> Challenge:
Return, without pictures, the lines from the start of the data through the one that contains "plt.rcParams['font.family'] = ['Liberation".

> Extracted records:
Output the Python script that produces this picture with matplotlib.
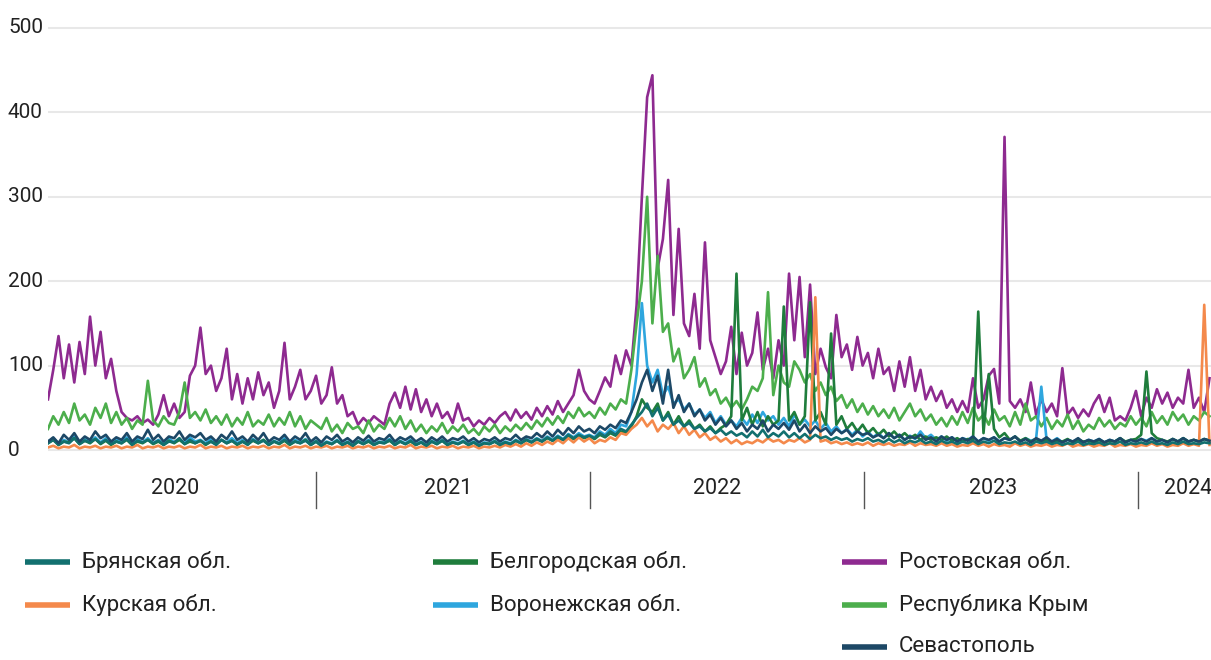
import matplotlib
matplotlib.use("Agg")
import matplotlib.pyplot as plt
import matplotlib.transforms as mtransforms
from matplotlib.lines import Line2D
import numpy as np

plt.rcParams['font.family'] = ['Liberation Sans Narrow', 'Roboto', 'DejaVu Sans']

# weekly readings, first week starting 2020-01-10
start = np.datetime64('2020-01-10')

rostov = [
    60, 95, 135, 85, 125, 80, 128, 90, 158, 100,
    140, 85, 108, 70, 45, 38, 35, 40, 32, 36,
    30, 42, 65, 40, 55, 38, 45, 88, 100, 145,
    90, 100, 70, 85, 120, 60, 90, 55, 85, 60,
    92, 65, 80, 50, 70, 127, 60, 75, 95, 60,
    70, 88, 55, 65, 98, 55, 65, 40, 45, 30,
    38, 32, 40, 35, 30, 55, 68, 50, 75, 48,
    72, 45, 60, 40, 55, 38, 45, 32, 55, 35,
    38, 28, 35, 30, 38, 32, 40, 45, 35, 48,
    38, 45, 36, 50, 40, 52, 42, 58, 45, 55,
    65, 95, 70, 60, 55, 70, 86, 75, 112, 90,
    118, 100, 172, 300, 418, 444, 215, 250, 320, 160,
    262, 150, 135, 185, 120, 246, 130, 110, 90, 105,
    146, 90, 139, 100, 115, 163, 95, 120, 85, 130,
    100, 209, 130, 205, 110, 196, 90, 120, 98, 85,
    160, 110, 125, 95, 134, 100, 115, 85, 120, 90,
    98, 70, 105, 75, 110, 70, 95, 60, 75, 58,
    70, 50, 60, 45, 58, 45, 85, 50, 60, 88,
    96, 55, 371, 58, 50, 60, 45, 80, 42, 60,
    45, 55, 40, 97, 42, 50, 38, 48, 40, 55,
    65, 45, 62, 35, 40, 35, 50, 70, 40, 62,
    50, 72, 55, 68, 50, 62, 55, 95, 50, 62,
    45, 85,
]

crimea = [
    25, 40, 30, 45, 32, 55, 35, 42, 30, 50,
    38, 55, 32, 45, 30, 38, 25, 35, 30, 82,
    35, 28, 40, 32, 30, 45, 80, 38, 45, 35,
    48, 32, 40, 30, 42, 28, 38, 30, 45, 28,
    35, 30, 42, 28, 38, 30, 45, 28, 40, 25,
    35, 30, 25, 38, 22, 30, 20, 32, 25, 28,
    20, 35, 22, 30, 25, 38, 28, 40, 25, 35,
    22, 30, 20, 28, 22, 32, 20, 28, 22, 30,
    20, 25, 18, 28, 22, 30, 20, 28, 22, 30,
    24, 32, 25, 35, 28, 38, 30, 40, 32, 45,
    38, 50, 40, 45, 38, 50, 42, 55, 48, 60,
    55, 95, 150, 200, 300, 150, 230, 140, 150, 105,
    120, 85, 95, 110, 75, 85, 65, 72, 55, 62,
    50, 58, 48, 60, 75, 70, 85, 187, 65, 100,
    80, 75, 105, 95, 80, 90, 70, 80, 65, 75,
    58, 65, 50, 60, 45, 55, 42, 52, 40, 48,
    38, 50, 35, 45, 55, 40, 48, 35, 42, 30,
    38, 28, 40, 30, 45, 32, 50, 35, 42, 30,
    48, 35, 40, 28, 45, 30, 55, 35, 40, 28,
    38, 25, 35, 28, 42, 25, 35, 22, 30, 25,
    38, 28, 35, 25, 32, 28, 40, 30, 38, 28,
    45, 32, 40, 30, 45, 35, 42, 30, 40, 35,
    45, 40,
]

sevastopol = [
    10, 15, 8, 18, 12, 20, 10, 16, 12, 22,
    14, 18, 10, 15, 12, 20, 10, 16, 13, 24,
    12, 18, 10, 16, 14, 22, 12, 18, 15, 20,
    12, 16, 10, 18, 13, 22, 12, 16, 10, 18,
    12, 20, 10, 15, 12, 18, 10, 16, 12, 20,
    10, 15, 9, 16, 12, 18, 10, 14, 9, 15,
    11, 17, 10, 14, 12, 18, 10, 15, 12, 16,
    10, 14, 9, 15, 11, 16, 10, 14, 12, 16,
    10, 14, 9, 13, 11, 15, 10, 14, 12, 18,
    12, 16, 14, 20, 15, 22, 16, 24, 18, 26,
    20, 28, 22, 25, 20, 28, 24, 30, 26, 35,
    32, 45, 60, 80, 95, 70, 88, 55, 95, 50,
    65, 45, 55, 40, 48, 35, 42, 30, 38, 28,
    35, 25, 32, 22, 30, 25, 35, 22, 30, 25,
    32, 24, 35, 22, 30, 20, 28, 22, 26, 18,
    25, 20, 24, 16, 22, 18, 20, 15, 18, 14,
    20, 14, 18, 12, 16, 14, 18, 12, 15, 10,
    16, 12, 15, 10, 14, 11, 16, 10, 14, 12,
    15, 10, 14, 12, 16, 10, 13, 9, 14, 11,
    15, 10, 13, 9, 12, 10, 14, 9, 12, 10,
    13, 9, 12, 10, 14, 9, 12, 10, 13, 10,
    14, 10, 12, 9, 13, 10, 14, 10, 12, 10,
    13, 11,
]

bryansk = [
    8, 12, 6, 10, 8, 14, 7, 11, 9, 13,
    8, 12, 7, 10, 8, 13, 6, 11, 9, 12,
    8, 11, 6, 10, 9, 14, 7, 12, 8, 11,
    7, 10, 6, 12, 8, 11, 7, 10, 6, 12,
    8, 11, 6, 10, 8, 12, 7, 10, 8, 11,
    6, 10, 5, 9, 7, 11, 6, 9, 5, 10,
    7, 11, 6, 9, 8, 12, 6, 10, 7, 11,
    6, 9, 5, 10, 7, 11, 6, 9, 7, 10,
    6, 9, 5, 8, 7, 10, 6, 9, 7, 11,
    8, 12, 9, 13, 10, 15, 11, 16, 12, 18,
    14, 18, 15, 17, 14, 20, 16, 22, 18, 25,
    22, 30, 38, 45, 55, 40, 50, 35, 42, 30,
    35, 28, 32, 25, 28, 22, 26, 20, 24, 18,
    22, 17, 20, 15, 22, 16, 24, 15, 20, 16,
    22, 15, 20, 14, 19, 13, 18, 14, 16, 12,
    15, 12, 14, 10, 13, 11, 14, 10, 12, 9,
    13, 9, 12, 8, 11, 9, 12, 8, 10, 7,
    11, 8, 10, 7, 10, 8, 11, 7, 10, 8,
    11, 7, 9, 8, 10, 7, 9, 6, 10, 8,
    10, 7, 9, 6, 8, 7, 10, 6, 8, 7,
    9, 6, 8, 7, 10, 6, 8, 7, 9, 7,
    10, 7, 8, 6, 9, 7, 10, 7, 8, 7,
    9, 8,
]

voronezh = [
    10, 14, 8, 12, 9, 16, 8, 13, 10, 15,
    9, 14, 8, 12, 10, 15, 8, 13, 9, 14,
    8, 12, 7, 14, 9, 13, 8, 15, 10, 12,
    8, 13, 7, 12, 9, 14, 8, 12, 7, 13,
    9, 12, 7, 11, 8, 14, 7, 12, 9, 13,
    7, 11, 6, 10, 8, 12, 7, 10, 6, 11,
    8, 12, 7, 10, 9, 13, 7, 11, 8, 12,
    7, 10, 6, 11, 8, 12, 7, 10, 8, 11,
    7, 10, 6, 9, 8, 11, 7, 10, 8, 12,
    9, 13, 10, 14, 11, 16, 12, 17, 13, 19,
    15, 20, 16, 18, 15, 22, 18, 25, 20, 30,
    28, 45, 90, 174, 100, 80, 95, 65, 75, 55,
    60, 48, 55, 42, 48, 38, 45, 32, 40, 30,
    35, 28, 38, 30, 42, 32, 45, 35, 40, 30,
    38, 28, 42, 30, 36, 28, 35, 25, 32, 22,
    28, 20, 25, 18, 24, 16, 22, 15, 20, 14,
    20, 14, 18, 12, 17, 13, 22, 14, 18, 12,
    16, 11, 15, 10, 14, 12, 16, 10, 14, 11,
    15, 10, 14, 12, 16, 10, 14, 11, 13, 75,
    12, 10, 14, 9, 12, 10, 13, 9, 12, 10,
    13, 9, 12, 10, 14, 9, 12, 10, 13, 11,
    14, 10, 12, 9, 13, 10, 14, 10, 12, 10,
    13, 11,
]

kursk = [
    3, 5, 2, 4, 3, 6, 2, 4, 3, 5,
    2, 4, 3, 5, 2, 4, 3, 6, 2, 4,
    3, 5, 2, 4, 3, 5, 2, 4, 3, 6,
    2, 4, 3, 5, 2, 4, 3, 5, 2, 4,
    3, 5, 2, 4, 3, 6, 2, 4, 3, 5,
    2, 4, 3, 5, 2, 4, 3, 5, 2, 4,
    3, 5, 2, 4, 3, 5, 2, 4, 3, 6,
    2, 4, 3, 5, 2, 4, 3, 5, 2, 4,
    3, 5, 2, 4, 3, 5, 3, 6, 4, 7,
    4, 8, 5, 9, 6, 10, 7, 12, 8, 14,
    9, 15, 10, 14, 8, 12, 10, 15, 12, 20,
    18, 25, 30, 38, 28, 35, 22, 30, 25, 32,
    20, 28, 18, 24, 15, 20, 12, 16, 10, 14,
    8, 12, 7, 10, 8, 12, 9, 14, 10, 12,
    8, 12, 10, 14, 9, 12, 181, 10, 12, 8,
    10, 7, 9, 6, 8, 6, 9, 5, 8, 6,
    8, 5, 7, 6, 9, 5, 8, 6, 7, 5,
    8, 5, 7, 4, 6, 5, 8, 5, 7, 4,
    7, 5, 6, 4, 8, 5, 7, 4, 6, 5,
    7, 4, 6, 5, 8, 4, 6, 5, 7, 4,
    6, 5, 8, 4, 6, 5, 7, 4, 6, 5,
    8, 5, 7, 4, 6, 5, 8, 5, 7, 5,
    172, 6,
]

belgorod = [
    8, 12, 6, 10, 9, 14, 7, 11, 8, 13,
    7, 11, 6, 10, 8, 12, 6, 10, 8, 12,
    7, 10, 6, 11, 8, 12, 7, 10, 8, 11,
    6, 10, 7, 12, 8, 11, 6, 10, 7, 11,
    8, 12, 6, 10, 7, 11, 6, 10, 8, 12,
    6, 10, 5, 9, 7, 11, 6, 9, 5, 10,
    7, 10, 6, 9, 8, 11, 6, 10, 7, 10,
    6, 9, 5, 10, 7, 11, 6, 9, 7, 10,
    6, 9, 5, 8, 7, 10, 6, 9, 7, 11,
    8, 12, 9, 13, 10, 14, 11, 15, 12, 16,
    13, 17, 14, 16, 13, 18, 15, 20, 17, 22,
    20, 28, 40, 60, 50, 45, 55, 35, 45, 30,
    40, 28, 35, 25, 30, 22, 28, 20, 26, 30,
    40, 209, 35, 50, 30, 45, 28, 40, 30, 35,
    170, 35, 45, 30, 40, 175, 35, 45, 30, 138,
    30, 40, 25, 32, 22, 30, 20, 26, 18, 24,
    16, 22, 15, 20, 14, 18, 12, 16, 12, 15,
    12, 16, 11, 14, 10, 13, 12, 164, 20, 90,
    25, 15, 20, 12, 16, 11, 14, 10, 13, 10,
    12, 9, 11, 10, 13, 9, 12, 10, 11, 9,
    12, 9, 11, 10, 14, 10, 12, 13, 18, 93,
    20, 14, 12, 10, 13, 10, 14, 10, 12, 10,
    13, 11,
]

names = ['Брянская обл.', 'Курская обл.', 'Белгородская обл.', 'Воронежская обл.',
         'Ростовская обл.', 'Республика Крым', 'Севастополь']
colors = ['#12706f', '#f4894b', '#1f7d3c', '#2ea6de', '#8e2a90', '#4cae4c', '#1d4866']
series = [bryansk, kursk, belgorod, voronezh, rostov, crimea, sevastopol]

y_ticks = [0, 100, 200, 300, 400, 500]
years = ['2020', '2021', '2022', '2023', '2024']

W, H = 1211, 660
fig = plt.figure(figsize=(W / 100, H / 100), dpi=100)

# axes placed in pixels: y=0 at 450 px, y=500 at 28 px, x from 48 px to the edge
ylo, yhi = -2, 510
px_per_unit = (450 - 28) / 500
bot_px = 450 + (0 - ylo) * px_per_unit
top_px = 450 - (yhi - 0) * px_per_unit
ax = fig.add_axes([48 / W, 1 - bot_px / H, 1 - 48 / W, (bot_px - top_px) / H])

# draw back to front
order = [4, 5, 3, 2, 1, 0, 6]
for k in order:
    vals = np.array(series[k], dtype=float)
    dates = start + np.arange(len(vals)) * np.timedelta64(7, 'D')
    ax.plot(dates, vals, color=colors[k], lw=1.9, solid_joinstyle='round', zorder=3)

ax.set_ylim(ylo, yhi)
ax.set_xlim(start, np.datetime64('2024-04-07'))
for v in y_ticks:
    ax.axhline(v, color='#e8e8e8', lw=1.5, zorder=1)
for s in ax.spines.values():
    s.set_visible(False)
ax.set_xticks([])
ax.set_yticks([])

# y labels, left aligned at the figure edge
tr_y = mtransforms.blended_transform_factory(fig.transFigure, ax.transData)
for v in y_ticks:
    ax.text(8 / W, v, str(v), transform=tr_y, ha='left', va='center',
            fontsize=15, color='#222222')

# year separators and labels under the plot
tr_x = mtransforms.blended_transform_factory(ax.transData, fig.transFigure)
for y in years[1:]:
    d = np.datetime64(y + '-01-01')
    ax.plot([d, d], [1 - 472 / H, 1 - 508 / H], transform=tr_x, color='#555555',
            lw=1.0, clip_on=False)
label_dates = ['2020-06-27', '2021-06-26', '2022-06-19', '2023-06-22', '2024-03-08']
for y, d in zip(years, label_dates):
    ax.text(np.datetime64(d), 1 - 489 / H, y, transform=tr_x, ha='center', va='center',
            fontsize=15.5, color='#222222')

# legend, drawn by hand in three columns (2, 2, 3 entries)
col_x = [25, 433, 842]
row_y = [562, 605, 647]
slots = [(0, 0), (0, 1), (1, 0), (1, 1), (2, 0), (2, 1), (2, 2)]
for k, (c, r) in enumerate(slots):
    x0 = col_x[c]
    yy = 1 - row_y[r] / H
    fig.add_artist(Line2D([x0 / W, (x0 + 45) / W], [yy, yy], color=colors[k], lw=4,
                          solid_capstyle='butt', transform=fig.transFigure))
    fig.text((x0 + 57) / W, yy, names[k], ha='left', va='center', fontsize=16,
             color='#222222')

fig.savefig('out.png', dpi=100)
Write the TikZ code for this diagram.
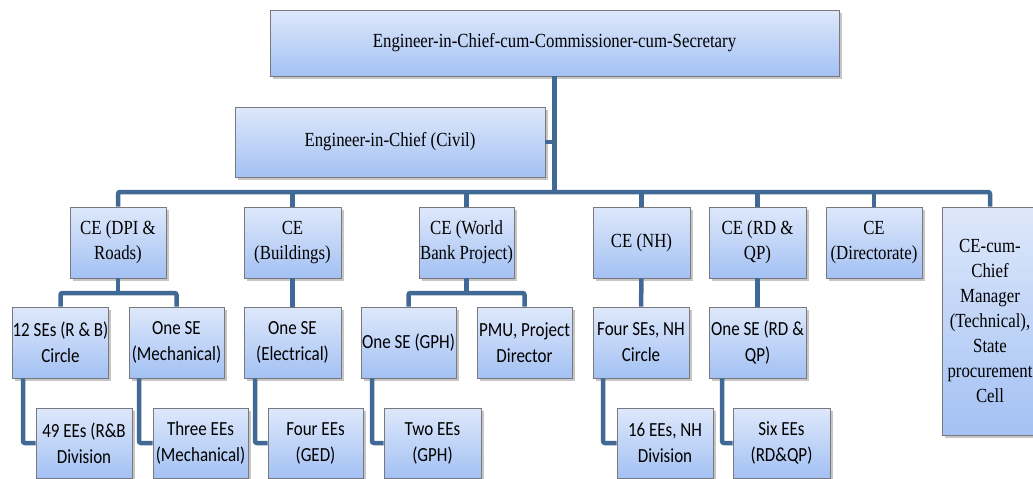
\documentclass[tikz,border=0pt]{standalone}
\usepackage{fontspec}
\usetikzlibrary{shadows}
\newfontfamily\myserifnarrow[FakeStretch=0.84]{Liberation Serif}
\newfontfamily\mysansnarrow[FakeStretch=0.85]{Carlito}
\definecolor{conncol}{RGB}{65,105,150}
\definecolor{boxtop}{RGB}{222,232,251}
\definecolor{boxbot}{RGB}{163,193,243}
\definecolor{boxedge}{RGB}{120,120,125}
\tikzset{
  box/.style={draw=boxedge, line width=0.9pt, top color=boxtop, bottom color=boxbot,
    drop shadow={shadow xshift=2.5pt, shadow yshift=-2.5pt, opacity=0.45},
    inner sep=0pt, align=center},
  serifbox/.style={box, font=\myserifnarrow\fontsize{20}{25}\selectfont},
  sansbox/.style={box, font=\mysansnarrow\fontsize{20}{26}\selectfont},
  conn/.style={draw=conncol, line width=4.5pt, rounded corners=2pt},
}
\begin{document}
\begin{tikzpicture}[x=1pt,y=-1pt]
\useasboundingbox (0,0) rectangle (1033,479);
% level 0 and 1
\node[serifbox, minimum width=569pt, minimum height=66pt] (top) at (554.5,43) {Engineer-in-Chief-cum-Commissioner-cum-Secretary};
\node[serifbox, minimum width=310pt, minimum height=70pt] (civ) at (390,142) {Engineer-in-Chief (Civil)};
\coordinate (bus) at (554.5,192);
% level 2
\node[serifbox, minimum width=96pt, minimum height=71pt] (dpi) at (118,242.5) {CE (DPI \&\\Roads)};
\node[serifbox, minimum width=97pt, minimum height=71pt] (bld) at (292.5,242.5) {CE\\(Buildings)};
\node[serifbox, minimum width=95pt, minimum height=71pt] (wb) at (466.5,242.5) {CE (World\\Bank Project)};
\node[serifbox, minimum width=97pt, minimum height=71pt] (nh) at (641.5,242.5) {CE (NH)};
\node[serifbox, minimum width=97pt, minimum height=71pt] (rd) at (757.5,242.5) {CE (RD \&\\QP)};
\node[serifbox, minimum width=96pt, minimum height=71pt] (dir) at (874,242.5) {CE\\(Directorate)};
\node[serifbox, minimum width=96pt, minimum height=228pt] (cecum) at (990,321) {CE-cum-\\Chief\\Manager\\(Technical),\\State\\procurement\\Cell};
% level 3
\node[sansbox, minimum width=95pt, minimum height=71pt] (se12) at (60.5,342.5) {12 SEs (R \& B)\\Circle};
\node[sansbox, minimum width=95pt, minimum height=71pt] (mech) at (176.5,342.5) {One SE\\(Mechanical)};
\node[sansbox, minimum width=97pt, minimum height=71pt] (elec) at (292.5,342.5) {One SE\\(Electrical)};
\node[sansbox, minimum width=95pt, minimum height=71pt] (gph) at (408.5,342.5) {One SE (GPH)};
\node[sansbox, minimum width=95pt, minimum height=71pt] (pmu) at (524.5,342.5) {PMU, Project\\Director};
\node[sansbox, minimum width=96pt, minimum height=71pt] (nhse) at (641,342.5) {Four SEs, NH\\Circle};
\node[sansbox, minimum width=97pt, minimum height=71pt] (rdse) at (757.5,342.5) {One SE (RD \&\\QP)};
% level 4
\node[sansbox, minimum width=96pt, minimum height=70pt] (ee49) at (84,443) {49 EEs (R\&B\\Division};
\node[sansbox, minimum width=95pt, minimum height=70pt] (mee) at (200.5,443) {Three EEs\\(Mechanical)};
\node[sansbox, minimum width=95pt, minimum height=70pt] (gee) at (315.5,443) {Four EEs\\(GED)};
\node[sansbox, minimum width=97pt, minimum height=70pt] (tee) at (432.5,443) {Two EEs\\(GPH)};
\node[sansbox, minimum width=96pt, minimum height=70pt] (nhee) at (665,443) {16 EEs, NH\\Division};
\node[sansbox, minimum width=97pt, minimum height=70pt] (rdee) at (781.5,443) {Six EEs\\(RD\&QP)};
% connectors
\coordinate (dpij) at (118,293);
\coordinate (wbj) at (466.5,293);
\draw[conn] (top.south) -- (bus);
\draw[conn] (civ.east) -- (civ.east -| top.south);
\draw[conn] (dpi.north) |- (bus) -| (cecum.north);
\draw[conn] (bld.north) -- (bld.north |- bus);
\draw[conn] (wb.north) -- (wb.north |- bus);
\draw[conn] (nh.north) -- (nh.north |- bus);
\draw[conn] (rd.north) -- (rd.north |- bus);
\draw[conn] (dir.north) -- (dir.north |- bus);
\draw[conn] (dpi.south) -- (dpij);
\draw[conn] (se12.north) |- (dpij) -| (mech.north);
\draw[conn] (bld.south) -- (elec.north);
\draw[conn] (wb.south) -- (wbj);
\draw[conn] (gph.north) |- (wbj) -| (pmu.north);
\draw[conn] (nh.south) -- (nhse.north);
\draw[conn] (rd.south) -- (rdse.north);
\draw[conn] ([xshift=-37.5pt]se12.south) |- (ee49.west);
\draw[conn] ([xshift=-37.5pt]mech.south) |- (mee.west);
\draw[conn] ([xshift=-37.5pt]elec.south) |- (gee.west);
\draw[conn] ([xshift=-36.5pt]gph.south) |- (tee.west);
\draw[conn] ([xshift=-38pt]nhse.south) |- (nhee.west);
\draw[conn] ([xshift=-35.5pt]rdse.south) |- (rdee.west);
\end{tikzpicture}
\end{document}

> Response:
Output the Python script that produces this picture with matplotlib.
import matplotlib
matplotlib.use("Agg")
import matplotlib.pyplot as plt
import matplotlib.transforms as mtransforms
from matplotlib.lines import Line2D
import numpy as np

plt.rcParams['font.family'] = ['Liberation Sans Narrow', 'Roboto', 'DejaVu Sans']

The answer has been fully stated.